§ Brief
Print, exactly as they stand, the lines from the start of the listing to the line containing "0.2698, 0.3168, 0.3710, 0.4255, 0.4835, 0.5390, 0.5700, 0.6135]", inclusive.

§ Provided data

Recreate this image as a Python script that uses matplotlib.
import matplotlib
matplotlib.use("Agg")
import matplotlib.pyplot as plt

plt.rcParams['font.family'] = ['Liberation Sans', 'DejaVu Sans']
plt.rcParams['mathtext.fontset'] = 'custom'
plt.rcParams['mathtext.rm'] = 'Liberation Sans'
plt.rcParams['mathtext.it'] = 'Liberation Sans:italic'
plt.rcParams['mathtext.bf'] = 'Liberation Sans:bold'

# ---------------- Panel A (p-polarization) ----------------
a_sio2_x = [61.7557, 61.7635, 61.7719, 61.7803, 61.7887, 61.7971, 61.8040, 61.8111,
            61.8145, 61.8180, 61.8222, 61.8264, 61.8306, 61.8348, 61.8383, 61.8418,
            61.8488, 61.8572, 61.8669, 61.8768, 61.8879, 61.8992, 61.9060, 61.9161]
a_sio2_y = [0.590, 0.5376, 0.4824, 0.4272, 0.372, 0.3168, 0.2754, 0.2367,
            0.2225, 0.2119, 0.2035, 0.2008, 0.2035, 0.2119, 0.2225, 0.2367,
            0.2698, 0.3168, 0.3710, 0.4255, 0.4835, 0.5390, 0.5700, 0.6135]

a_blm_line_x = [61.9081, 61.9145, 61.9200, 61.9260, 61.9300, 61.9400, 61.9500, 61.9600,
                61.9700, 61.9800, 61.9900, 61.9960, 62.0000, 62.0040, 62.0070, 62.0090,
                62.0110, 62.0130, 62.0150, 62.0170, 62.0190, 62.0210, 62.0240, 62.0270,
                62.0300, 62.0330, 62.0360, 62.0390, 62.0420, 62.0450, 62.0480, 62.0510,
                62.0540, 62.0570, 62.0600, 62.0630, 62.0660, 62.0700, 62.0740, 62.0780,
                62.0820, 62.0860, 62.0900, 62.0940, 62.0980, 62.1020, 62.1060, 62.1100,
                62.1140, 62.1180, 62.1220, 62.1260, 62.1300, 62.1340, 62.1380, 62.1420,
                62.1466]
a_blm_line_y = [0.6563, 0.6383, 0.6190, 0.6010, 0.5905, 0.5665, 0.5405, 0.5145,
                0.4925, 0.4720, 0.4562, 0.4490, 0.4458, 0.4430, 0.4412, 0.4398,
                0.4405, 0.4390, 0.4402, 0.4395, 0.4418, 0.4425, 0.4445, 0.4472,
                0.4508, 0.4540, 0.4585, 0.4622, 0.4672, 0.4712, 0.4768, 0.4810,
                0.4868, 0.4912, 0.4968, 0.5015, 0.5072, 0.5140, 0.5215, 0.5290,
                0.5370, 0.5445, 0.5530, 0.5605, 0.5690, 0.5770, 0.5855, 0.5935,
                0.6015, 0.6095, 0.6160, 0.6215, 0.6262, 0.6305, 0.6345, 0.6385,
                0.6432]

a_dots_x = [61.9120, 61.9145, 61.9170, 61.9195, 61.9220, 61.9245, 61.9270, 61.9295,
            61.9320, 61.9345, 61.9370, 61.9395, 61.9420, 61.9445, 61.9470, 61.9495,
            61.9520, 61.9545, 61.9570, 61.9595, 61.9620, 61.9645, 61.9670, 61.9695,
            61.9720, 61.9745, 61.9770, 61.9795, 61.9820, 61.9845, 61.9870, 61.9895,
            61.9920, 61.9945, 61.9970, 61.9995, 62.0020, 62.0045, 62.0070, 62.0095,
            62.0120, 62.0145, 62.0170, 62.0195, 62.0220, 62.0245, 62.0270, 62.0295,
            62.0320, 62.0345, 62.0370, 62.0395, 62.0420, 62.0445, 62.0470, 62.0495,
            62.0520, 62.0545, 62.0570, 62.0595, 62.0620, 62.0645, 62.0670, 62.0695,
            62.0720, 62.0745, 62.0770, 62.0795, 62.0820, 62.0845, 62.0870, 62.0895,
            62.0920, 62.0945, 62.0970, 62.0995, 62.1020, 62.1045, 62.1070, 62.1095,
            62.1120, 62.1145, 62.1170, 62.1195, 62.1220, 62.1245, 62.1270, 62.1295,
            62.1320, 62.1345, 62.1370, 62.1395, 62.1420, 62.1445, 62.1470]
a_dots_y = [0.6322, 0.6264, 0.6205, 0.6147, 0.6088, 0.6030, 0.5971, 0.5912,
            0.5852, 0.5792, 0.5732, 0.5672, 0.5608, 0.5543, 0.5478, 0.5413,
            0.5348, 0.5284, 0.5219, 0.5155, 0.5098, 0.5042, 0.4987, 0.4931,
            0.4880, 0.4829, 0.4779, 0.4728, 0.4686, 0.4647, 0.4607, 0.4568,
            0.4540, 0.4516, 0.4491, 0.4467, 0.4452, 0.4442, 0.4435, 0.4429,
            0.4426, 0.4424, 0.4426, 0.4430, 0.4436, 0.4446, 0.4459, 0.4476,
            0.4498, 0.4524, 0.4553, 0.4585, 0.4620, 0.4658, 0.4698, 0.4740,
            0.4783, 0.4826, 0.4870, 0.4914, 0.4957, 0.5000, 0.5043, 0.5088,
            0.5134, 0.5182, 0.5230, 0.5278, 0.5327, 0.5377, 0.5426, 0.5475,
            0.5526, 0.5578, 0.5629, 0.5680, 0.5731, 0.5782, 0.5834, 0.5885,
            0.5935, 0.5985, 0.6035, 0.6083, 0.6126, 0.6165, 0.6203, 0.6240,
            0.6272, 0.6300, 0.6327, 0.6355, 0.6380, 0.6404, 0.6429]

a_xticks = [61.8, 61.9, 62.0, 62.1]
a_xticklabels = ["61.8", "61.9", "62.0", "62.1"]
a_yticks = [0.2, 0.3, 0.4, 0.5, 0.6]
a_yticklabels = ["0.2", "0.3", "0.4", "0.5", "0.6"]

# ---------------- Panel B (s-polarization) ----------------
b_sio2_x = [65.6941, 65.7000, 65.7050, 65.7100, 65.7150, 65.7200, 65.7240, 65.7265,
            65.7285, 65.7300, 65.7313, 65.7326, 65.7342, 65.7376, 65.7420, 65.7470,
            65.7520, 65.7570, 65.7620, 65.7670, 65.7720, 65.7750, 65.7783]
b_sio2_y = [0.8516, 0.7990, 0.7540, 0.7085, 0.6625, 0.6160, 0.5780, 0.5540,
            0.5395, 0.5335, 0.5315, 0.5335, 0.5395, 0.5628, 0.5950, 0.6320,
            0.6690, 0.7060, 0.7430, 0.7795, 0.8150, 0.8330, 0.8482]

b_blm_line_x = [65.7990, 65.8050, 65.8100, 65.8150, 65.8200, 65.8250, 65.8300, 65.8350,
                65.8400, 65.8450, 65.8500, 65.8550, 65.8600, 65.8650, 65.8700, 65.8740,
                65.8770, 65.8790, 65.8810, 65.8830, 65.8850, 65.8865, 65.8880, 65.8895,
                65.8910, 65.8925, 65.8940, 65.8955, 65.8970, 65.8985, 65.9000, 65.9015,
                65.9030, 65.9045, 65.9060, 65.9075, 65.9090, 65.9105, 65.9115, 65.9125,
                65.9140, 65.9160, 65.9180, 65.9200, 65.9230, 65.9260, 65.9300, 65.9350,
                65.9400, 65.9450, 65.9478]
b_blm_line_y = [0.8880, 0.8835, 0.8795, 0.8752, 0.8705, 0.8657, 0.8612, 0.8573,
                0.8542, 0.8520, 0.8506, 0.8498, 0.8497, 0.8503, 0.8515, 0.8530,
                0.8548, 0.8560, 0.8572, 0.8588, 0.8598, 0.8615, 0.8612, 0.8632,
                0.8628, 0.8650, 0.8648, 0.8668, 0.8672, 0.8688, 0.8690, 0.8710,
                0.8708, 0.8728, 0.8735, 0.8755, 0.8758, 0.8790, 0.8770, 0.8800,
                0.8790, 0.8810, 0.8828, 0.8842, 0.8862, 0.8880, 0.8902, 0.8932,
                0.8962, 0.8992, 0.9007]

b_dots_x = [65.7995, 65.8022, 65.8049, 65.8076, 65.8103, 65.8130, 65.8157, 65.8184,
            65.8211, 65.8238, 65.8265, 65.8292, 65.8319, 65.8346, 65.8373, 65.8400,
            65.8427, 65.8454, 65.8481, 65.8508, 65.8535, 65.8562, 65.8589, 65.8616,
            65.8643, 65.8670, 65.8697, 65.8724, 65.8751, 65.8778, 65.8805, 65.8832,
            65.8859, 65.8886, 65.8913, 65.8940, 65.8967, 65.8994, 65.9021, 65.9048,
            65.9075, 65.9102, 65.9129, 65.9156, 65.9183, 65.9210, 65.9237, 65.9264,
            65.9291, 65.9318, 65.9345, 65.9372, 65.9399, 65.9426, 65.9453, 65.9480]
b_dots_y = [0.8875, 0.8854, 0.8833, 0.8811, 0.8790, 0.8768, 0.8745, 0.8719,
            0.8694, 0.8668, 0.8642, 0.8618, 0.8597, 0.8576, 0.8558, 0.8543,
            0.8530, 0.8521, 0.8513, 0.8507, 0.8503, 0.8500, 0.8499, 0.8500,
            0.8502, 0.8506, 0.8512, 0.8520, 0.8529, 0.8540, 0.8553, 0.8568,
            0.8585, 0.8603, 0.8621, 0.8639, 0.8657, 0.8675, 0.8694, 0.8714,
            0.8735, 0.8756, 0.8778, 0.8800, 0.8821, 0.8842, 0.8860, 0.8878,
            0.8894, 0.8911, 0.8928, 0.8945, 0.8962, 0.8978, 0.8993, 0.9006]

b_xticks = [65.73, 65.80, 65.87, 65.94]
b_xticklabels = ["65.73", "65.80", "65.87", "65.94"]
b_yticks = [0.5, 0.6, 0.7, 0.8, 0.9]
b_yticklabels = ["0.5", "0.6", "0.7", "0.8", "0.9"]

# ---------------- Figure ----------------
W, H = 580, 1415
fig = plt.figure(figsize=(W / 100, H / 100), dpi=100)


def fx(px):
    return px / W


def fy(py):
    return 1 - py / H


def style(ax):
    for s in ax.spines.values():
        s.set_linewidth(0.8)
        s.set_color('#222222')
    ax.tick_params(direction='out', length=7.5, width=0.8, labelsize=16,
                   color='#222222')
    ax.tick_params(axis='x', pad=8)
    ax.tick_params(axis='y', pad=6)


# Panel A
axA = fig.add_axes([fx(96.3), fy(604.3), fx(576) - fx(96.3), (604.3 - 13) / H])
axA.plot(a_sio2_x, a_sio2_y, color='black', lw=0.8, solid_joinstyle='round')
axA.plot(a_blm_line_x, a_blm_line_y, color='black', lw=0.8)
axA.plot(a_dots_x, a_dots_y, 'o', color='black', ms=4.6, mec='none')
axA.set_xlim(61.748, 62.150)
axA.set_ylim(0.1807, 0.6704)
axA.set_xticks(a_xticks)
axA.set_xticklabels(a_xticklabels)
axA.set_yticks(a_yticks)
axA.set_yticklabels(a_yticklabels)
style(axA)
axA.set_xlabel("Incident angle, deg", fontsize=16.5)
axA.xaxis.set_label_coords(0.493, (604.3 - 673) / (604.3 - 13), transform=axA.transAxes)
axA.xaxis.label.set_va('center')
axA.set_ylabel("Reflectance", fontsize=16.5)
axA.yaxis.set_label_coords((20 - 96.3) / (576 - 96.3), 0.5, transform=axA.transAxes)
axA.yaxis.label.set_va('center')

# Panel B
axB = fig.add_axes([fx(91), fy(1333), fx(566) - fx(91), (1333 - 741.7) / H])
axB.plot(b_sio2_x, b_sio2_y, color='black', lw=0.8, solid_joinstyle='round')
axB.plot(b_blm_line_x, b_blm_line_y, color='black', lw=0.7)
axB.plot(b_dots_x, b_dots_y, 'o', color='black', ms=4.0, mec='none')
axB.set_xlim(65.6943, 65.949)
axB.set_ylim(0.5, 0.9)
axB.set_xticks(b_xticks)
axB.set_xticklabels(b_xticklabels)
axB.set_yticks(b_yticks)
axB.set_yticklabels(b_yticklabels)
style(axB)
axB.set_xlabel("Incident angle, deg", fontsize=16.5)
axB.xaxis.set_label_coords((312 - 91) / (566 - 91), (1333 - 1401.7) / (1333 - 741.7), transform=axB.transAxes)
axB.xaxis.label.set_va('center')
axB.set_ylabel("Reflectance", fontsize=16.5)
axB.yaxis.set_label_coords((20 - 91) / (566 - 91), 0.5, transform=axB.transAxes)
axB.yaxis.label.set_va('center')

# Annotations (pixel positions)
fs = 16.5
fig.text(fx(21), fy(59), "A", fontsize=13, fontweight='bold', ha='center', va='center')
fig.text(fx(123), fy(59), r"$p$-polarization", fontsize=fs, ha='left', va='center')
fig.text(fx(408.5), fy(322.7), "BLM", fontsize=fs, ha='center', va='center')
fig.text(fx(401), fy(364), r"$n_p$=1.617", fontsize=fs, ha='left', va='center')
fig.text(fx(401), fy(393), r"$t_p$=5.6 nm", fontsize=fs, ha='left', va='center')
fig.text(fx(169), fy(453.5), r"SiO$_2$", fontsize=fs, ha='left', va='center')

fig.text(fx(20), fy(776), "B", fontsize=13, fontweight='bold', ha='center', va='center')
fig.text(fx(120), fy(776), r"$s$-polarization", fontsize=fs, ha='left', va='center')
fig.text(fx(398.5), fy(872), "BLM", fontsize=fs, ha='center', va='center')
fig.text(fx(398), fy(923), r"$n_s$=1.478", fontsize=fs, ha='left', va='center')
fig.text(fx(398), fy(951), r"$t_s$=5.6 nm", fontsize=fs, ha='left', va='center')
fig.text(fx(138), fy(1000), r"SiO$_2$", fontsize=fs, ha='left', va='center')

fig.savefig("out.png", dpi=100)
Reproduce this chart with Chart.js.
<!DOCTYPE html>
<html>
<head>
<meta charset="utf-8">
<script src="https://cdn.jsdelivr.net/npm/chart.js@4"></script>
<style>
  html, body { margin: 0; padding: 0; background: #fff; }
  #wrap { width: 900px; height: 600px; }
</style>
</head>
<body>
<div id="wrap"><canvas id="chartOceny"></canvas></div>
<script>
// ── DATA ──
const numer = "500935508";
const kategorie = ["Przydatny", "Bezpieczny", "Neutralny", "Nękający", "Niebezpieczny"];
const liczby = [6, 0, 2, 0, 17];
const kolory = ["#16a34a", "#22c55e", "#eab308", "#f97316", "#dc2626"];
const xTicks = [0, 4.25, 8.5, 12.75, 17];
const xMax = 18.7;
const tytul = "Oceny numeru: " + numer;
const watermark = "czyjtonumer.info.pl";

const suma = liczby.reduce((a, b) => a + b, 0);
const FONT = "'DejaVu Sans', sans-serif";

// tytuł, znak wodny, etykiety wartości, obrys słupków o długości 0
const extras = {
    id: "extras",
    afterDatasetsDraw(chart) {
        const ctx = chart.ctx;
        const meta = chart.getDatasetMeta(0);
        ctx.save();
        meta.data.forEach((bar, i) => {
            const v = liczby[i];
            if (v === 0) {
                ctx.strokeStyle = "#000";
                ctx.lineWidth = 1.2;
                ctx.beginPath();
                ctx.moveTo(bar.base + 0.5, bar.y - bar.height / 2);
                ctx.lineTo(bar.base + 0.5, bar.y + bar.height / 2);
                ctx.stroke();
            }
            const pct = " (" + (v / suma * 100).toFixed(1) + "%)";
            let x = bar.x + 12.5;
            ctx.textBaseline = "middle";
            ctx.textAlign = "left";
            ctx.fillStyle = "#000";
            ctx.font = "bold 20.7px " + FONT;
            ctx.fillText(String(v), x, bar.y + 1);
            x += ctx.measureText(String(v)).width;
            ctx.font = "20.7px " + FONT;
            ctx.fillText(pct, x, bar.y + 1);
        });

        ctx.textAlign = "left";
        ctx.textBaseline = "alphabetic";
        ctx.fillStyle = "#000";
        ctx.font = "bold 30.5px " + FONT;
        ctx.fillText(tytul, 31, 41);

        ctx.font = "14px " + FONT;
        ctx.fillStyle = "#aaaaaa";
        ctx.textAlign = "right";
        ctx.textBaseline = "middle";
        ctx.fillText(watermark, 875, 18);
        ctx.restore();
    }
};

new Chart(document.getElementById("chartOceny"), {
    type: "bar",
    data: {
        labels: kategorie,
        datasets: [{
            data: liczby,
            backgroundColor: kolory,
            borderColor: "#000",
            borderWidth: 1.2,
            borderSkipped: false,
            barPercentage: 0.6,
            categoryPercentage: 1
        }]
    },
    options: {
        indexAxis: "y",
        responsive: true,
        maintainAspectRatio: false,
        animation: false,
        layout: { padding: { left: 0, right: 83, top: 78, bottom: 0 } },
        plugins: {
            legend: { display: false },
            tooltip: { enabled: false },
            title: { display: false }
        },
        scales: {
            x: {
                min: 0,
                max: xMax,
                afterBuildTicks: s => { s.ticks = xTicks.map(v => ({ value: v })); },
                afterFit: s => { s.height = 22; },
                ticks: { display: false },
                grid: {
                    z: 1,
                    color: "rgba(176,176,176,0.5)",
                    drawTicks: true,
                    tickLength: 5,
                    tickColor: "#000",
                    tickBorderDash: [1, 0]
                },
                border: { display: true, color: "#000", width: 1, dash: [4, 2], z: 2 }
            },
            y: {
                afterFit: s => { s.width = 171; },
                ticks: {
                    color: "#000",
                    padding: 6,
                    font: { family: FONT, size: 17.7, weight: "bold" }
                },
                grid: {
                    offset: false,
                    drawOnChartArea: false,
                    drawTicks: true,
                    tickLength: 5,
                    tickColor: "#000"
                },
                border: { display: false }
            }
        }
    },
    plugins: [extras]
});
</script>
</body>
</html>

§ Solved exercise
Recreate this image as a Python script that uses matplotlib.
import matplotlib
matplotlib.use("Agg")
import matplotlib.pyplot as plt

plt.rcParams['font.family'] = ['Liberation Sans', 'DejaVu Sans']
plt.rcParams['mathtext.fontset'] = 'custom'
plt.rcParams['mathtext.rm'] = 'Liberation Sans'
plt.rcParams['mathtext.it'] = 'Liberation Sans:italic'
plt.rcParams['mathtext.bf'] = 'Liberation Sans:bold'

# ---------------- Panel A (p-polarization) ----------------
a_sio2_x = [61.7557, 61.7635, 61.7719, 61.7803, 61.7887, 61.7971, 61.8040, 61.8111,
            61.8145, 61.8180, 61.8222, 61.8264, 61.8306, 61.8348, 61.8383, 61.8418,
            61.8488, 61.8572, 61.8669, 61.8768, 61.8879, 61.8992, 61.9060, 61.9161]
a_sio2_y = [0.590, 0.5376, 0.4824, 0.4272, 0.372, 0.3168, 0.2754, 0.2367,
            0.2225, 0.2119, 0.2035, 0.2008, 0.2035, 0.2119, 0.2225, 0.2367,
            0.2698, 0.3168, 0.3710, 0.4255, 0.4835, 0.5390, 0.5700, 0.6135]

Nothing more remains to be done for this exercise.